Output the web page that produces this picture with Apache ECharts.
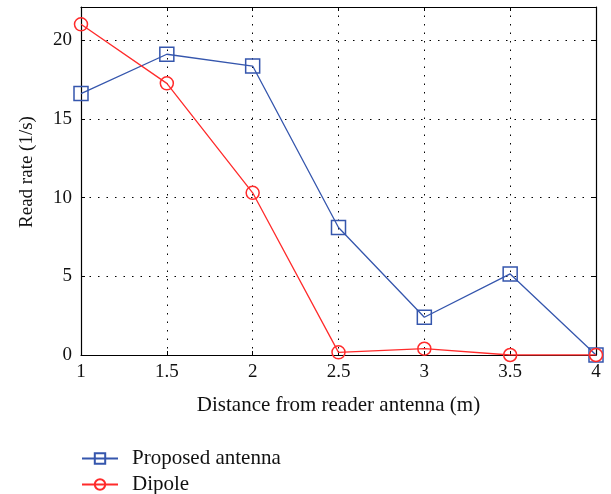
<!DOCTYPE html>
<html><head><meta charset="utf-8">
<script src="https://cdn.jsdelivr.net/npm/echarts@6/dist/echarts.min.js"></script>
<style>html,body{margin:0;padding:0;background:#fff}#c{width:611px;height:494px}</style>
</head><body><div id="c"></div>
<script>
const distances = [1, 1.5, 2, 2.5, 3, 3.5, 4];
const proposed = [16.6, 19.1, 18.35, 8.1, 2.4, 5.15, 0];
const dipole = [21.0, 17.25, 10.3, 0.17, 0.4, 0, 0];
const seriesNames = ['Proposed antenna', 'Dipole'];
const xTitle = 'Distance from reader antenna (m)';
const yTitle = 'Read rate (1/s)';

const FONT = '"Liberation Serif", "DejaVu Serif", serif';
const blue = '#3556ad';
const red = '#ff2b2b';
const chart = echarts.init(document.getElementById('c'));
const gridLine = {show: true, lineStyle: {color: '#000', type: [1.5, 7], width: 1}};
const legendBase = {
  orient: 'horizontal', left: 81, itemWidth: 36, itemHeight: 13, padding: 0,
  textStyle: {fontFamily: FONT, fontSize: 21, color: '#111', padding: [0, 0, 0, 9]}
};
chart.setOption({
  animation: false,
  backgroundColor: '#fff',
  grid: {left: 81, top: 7, right: 15, bottom: 139},
  legend: [
    Object.assign({}, legendBase, {top: 448, data: [seriesNames[0]]}),
    Object.assign({}, legendBase, {top: 474, data: [seriesNames[1]]})
  ],
  graphic: [{
    type: 'text', x: 27, y: 172, rotation: Math.PI / 2,
    style: {text: yTitle, fontFamily: FONT, fontSize: 19, fill: '#111', align: 'center', verticalAlign: 'middle'}
  }],
  xAxis: [{
    type: 'value', min: 1, max: 4, interval: 0.5,
    name: xTitle, nameLocation: 'middle', nameGap: 40,
    nameTextStyle: {fontFamily: FONT, fontSize: 21, color: '#111'},
    axisLine: {show: true, onZero: false, lineStyle: {color: '#000', width: 1.2}},
    axisTick: {show: true, inside: true, length: 4, lineStyle: {color: '#000'}},
    axisLabel: {fontFamily: FONT, fontSize: 19, color: '#111', margin: 8},
    splitLine: gridLine
  }, {
    type: 'value', min: 1, max: 4, interval: 0.5, position: 'top',
    axisLine: {show: true, onZero: false, lineStyle: {color: '#000', width: 1.2}},
    axisTick: {show: true, inside: true, length: 4, lineStyle: {color: '#000'}},
    axisLabel: {show: false}, splitLine: {show: false}
  }],
  yAxis: [{
    type: 'value', min: 0, max: 22.1, interval: 5,
    axisLine: {show: true, onZero: false, lineStyle: {color: '#000', width: 1.2}},
    axisTick: {show: true, inside: true, length: 4, lineStyle: {color: '#000'}},
    axisLabel: {fontFamily: FONT, fontSize: 19, color: '#111', margin: 9,
      formatter: v => (v % 5 === 0 ? String(v) : '')},
    splitLine: gridLine
  }, {
    type: 'value', min: 0, max: 22.1, interval: 5, position: 'right',
    axisLine: {show: true, onZero: false, lineStyle: {color: '#000', width: 1.2}},
    axisTick: {show: true, inside: true, length: 4, lineStyle: {color: '#000'}},
    axisLabel: {show: false}, splitLine: {show: false}
  }],
  series: [{
    name: seriesNames[0], type: 'line',
    data: distances.map((d, i) => [d, proposed[i]]),
    symbol: 'rect', symbolSize: 14,
    lineStyle: {color: blue, width: 1.3},
    itemStyle: {color: 'rgba(255,255,255,0)', borderColor: blue, borderWidth: 1.5},
    z: 2
  }, {
    name: seriesNames[1], type: 'line',
    data: distances.map((d, i) => [d, dipole[i]]),
    symbol: 'circle', symbolSize: 13,
    lineStyle: {color: red, width: 1.3},
    itemStyle: {color: 'rgba(255,255,255,0)', borderColor: red, borderWidth: 1.5},
    z: 3
  }]
});
</script></body></html>
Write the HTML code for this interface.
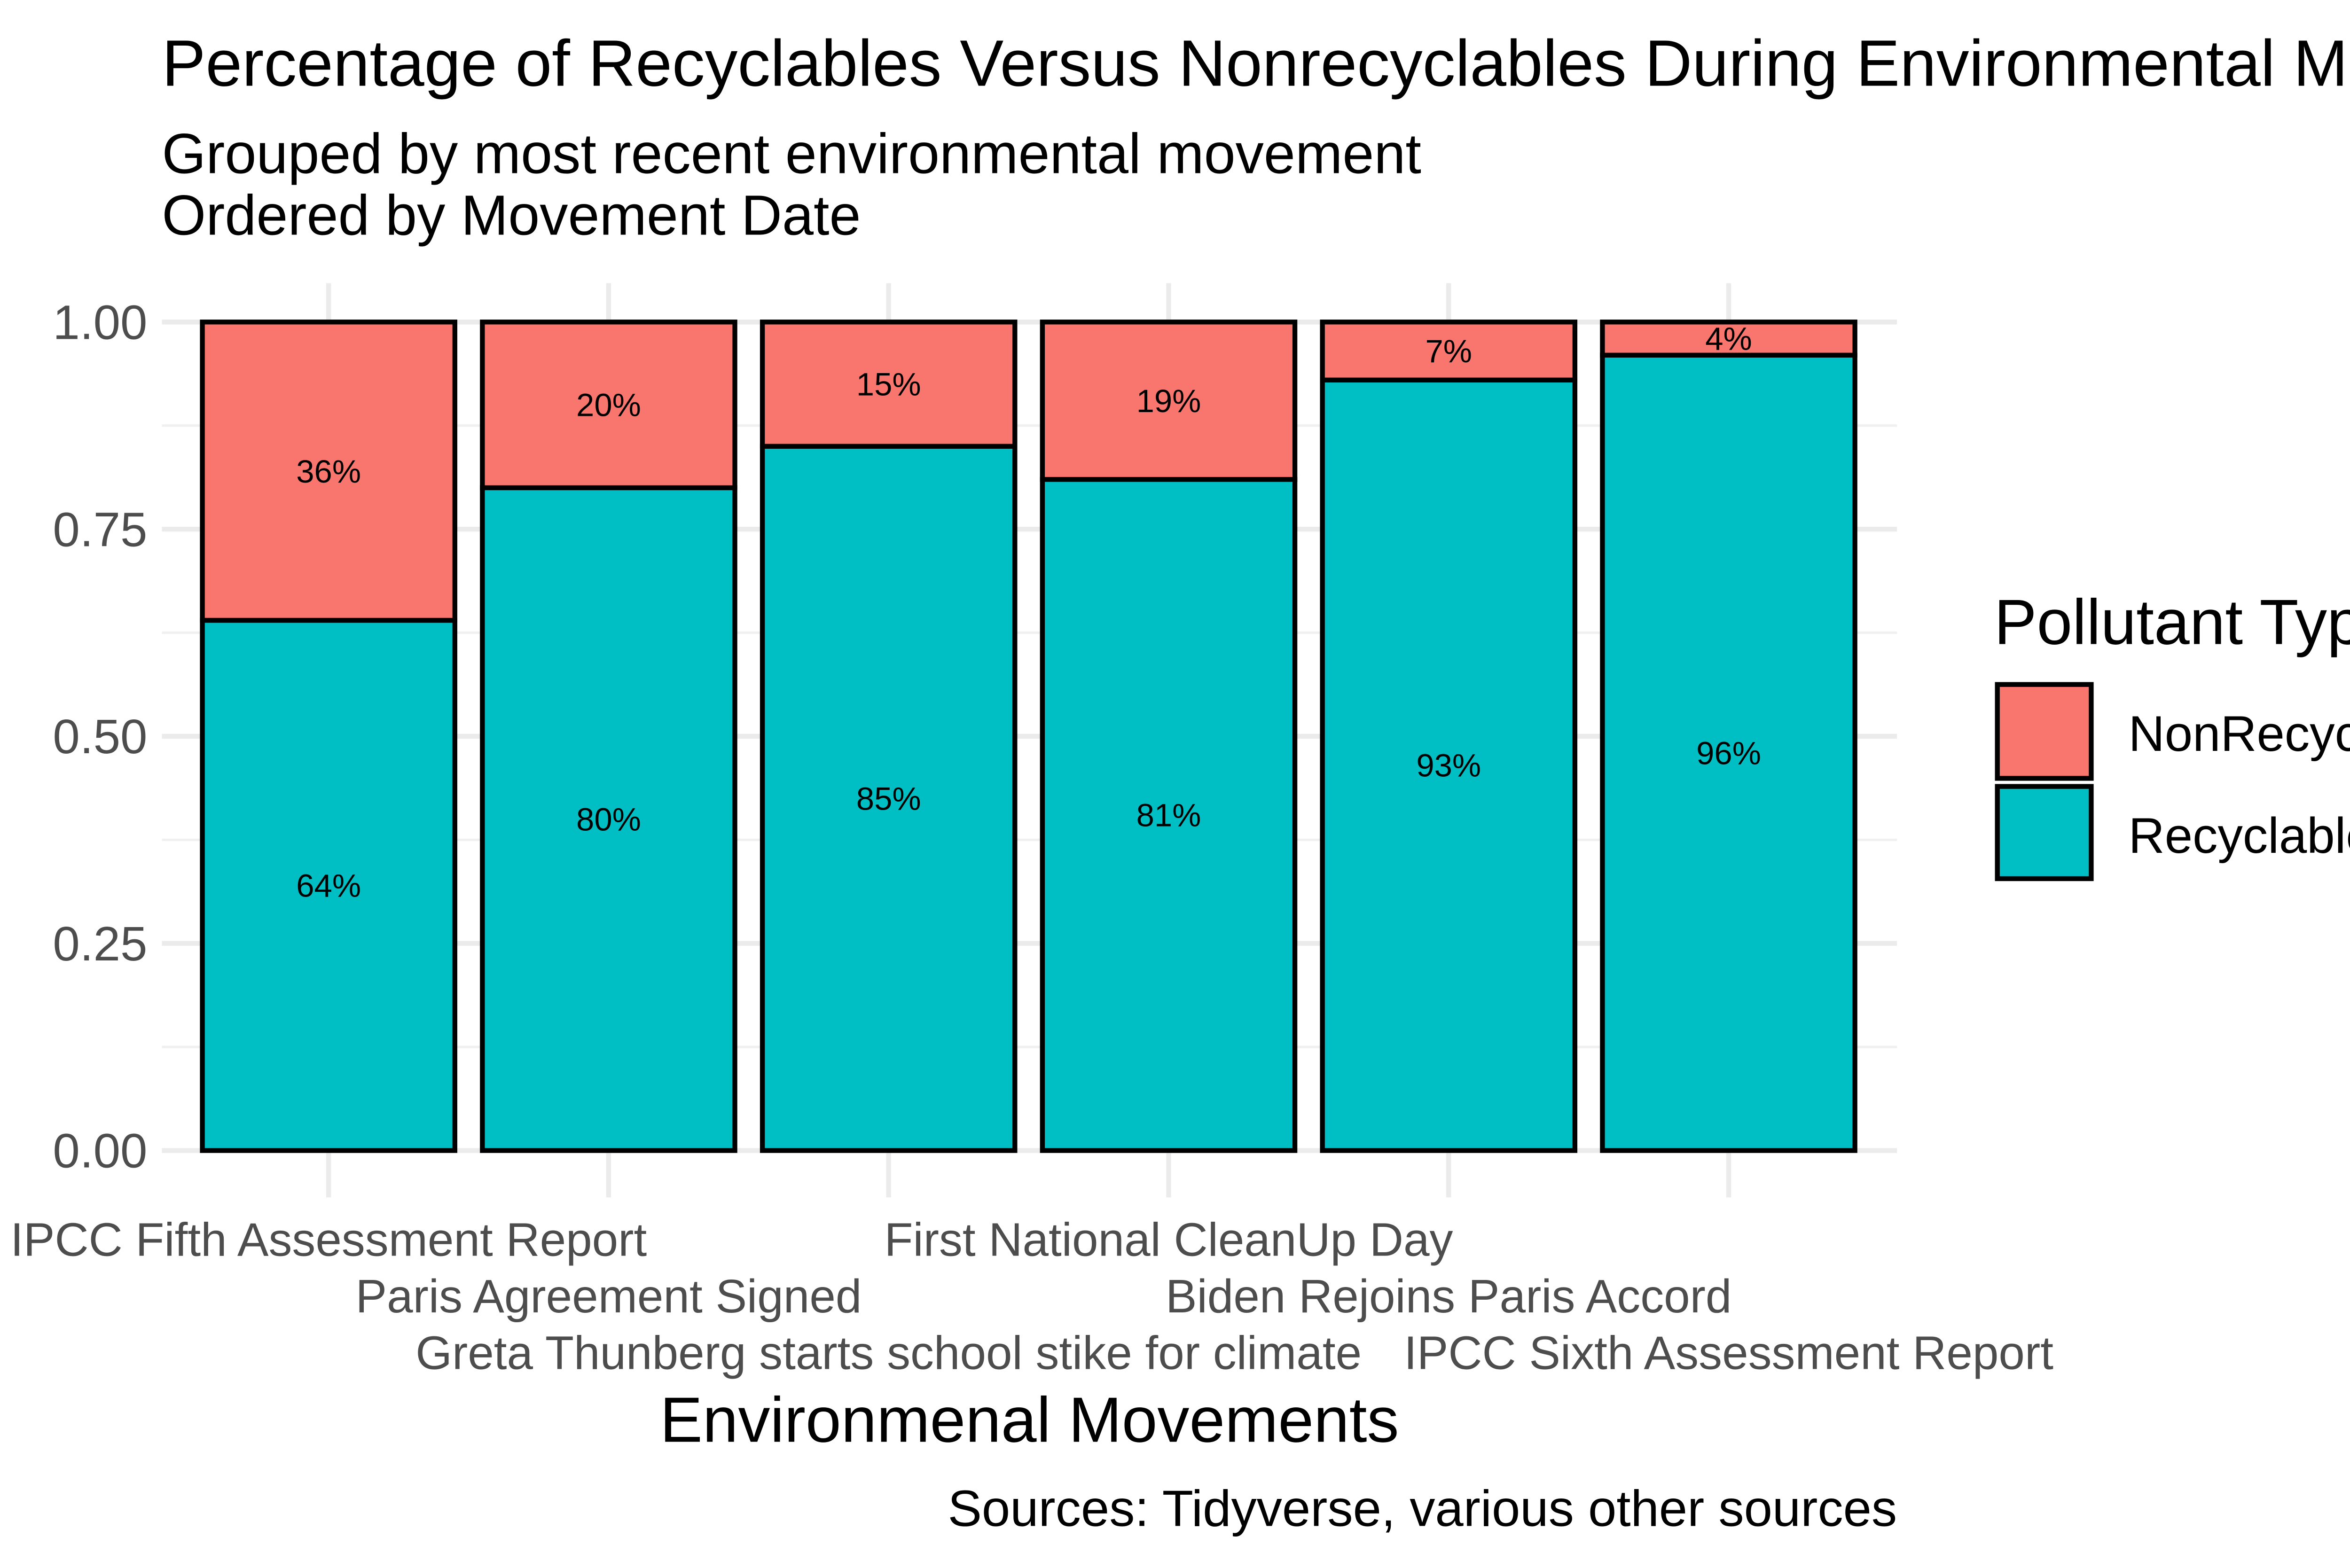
<!DOCTYPE html>
<html><head><meta charset="utf-8"><style>
html,body{margin:0;padding:0;background:#fff;overflow:hidden;}
svg{display:block;font-family:"Liberation Sans",Arial,sans-serif;}
</style></head><body>
<svg id="chart" width="5400" height="3337" viewBox="0 0 1568 969" xmlns="http://www.w3.org/2000/svg">
<rect width="1568" height="969" fill="#fff"/>
<text x="100" y="53" font-size="40.5" fill="#000">Percentage of Recyclables Versus Nonrecyclables During Environmental Movements</text>
<text x="100" y="107" font-size="35" fill="#000">Grouped by most recent environmental movement</text>
<text x="100" y="145" font-size="35" fill="#000">Ordered by Movement Date</text>
<g id="grid"></g>
<g id="bars"></g>
<g id="yaxis"></g>
<g id="xaxis"></g>
<text x="636" y="891" font-size="39.5" text-anchor="middle" fill="#000">Environmenal Movements</text>
<text x="1172" y="943" font-size="31.5" text-anchor="end" fill="#000">Sources: Tidyverse, various other sources</text>
<g>
<text x="1232" y="398" font-size="39.5" fill="#000">Pollutant Type</text>
<rect x="1234" y="423" width="58" height="58" fill="#F8766D" stroke="#000" stroke-width="3"/>
<rect x="1234" y="486" width="58" height="57" fill="#00BFC4" stroke="#000" stroke-width="3"/>
<text x="1315" y="464" font-size="31" fill="#000">NonRecyclable</text>
<text x="1315" y="527" font-size="31" fill="#000">Recyclable</text>
</g>
</svg>
<script>
const categories = ["IPCC Fifth Assessment Report","Paris Agreement Signed","Greta Thunberg starts school stike for climate","First National CleanUp Day","Biden Rejoins Paris Accord","IPCC Sixth Assessment Report"];
const recyclable = [0.64,0.80,0.85,0.81,0.93,0.96];
const nonRecyclable = [0.36,0.20,0.15,0.19,0.07,0.04];
const yTicks = [0,0.25,0.5,0.75,1.0];
const yTickLabels = ["0.00","0.25","0.50","0.75","1.00"];

const NS="http://www.w3.org/2000/svg";
const y0=711,y1=199,x0=203,step=173,bw=156;
const ys=v=>y0+(y1-y0)*v;
const xs=i=>x0+i*step;
function mk(tag,attrs,parent){const e=document.createElementNS(NS,tag);for(const k in attrs)e.setAttribute(k,attrs[k]);parent.appendChild(e);return e;}
const grid=document.getElementById('grid'),bars=document.getElementById('bars'),ya=document.getElementById('yaxis'),xa=document.getElementById('xaxis');
for(let k=0;k<yTicks.length-1;k++){
  const l=mk('line',{x1:100,x2:1172,y1:ys((yTicks[k]+yTicks[k+1])/2),y2:ys((yTicks[k]+yTicks[k+1])/2),stroke:'#f0f0f0','stroke-width':1.5},grid);
  
  
}
yTicks.forEach((t,k)=>{
  const l=mk('line',{x1:100,x2:1172,y1:ys(t),y2:ys(t),stroke:'#ebebeb','stroke-width':3},grid);
  
  
  const tx=mk('text',{x:91,y:ys(t)+10.5,'font-size':30,'text-anchor':'end',fill:'#4d4d4d'},ya);
  tx.textContent=yTickLabels[k];
  
  
});
categories.forEach((c,i)=>{
  const l=mk('line',{x1:xs(i),x2:xs(i),y1:175,y2:740,stroke:'#ebebeb','stroke-width':3},grid);
  
  
});
categories.forEach((c,i)=>{
  const x=xs(i)-bw/2;
  const r=recyclable[i], n=nonRecyclable[i];
  const b1=mk('rect',{x:x,y:ys(r),width:bw,height:ys(0)-ys(r),fill:'#00BFC4',stroke:'#000','stroke-width':3},bars);
  
  
  const b2=mk('rect',{x:x,y:ys(r+n),width:bw,height:ys(r)-ys(r+n),fill:'#F8766D',stroke:'#000','stroke-width':3},bars);
  
  
  const t1=mk('text',{x:xs(i),y:ys(r/2)+7,'font-size':20,'text-anchor':'middle',fill:'#000'},bars);
  t1.textContent=Math.round(r*100)+'%';
  
  
  const t2=mk('text',{x:xs(i),y:ys(r+n/2)+7,'font-size':20,'text-anchor':'middle',fill:'#000'},bars);
  t2.textContent=Math.round(n*100)+'%';
  
  
  const tx=mk('text',{x:xs(i),y:776+(i%3)*35,'font-size':29,'text-anchor':'middle',fill:'#4d4d4d'},xa);
  tx.textContent=c;
  
  
});
</script>
</body></html>
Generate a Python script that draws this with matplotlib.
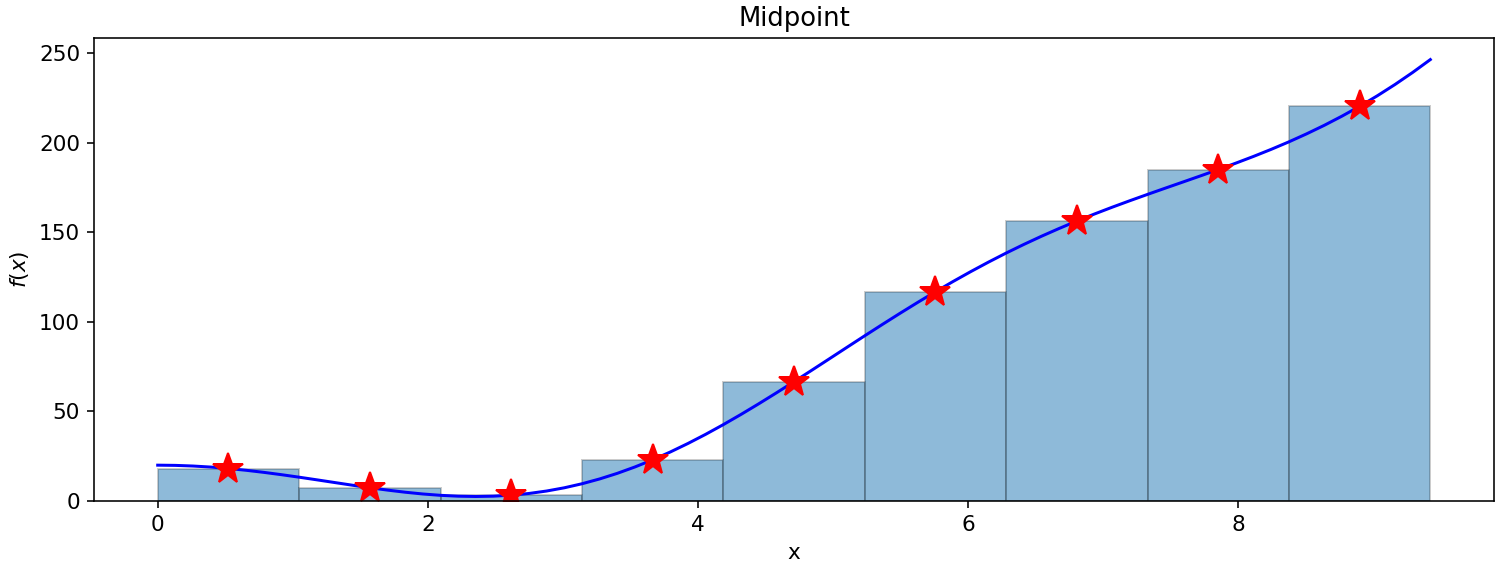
import matplotlib
matplotlib.use("Agg")
import matplotlib.pyplot as plt

plt.rcParams["font.size"] = 10.8

# curve (x from 0 to ~3*pi)
x_curve = [0.0, 0.1309, 0.2618, 0.3927, 0.5236, 0.6545, 0.7854, 0.9163, 1.0472,
           1.1781, 1.3090, 1.4399, 1.5708, 1.7017, 1.8326, 1.9635, 2.0944, 2.2253,
           2.3562, 2.4871, 2.6180, 2.7489, 2.8798, 3.0107, 3.1416, 3.2725, 3.4034,
           3.5343, 3.6652, 3.7961, 3.9270, 4.0579, 4.1888, 4.3197, 4.4506, 4.5815,
           4.7124, 4.8433, 4.9742, 5.1051, 5.2360, 5.3669, 5.4978, 5.6287, 5.7596,
           5.8905, 6.0214, 6.1523, 6.2832, 6.4141, 6.5450, 6.6759, 6.8068, 6.9377,
           7.0686, 7.1995, 7.3304, 7.4613, 7.5922, 7.7231, 7.8540, 7.9849, 8.1158,
           8.2467, 8.3776, 8.5085, 8.6394, 8.7703, 8.9012, 9.0321, 9.1630, 9.2939,
           9.4248]
y_curve = [20.00, 19.88, 19.52, 18.94, 18.14, 17.15, 15.99, 14.69, 13.29,
           11.82, 10.32, 8.83, 7.40, 6.08, 4.90, 3.91, 3.16, 2.68,
           2.51, 2.69, 3.24, 4.19, 5.56, 7.36, 9.61, 12.30, 15.43,
           19.00, 22.98, 27.36, 32.12, 37.22, 42.64, 48.33, 54.25, 60.36,
           66.62, 72.98, 79.40, 85.84, 92.25, 98.59, 104.82, 110.91, 116.84,
           122.57, 128.09, 133.38, 138.44, 143.25, 147.83, 152.18, 156.32, 160.26,
           164.04, 167.67, 171.20, 174.67, 178.10, 181.55, 185.06, 188.67, 192.42,
           196.37, 200.55, 205.01, 209.77, 214.89, 220.37, 226.26, 232.56, 239.30,
           246.48]

# midpoint rectangles
x_left = [0.0, 1.0472, 2.0944, 3.1416, 4.1888, 5.2360, 6.2832, 7.3304, 8.3776]
x_mid = [0.5236, 1.5708, 2.6180, 3.6652, 4.7124, 5.7596, 6.8068, 7.8540, 8.9012]
y_mid = [18.14, 7.40, 3.24, 22.98, 66.62, 116.84, 156.32, 185.06, 220.37]
dx = 1.0472

fig = plt.figure(figsize=(1498 / 144, 565 / 144), dpi=144)
ax = fig.add_axes([0.0628, 0.1133, 0.9345, 0.8203])
ax.plot(x_curve, y_curve, "b")
ax.plot(x_mid, y_mid, "r*", markersize=16)
ax.bar(x_left, y_mid, width=dx, align="edge",
       color=(0.122, 0.467, 0.706, 0.5), edgecolor=(0, 0, 0, 0.2))
ax.set_title("Midpoint")
ax.set_xlabel("x")
ax.set_ylabel("$f(x)$")
fig.savefig("out.png", dpi=144)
• • • • •
EXERCISE PROMPT: Gather each line in the entries above where the string "script" is found.

SOLUTION FOR THIS EXERCISE:
<script src="https://cdn.jsdelivr.net/npm/echarts@6/dist/echarts.min.js"></script>
<script>
</script></body></html>
<script>
</script>
Generate a Python script that draws this with matplotlib.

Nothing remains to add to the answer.